Interior Fraser steelhead populations are very near extirpation with only 89 steelhead returning to the Thompson in 2019 and 39 to the Chilcotin. The 2020 forecast looks similar or worse. Fraser steelhead are caught as bycatch in chum fisheries, so any kind of interception fishery for chum salmon could spell doom for these populations. Last year, the federal government, with support from the Province, declined to protect these iconic populations under Canada’s Species at Risk Act. The recovery plan they offered up in lieu of protection under the act appears to be insufficient.
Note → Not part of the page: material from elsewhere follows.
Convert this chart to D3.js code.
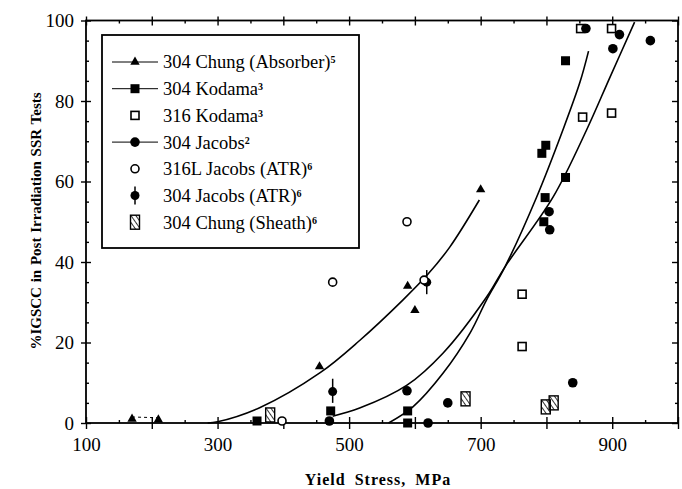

Marine Stewardship Council Certification
The Marine Stewardship Council (MSC) is a global non-profit organization established to protect the last major truly wild food resourc: seafood. It certifies 900 wild fisheries and 38,000 wild seafood products worldwide as sustainable (including Alaskan and some Russian salmon fisheries). Last fall, MSC pulled B.C.’s salmon certification because of DFO’s refusal to take the remedial actions MSC required of them. My hope had been that DFO would make the necessary investments to avoid being seen internationally as unwilling to meet MSC’s minimum standards for a sustainable wild fishery. With this last hope gone, I am unable to a see path forward to reforming DFO, other than public action.
Big Bar Slide
Significant progress had been made to improve fish passage at the Big Bar slide. Earlier this year, a WHOOSH system for transferring fish above the slide was installed. Altogether, over $53 million has been spent thus far to protect Chinook and sockeye populations that return to spawn in areas above the slide. These populations sustained thriving First Nations’ cultures and economies for millennia but have, in the last few decades, been reduced to dangerously low numbers, leaving them little to no resilience against this naturally-occurring event.
Unfortunately, due to a heavy snowpack and a cool, wet spring, Fraser flows were well above average early this season. Fish passage is still limited (but predicted to improve as water levels recede further), and some of the remedial work may have been set back. Our best hope may be that Chinook and sockeye could arrive later than normal at the blockage due to later timing and high water and may still have some chance to migrate past the slide. Given this situation, DFO should stop all fishing to protect the later-timed Chinook and sockeye currently migrating up the Fraser. Unfortunately, this has not occurred.
Predicting salmon returns is foolhardy business and this update doesn’t cover all B.C. salmon runs. I look forward to updating this information in the fall, cataloguing where I went wrong and maybe guessed right. Until then, be kind, be calm, and be safe.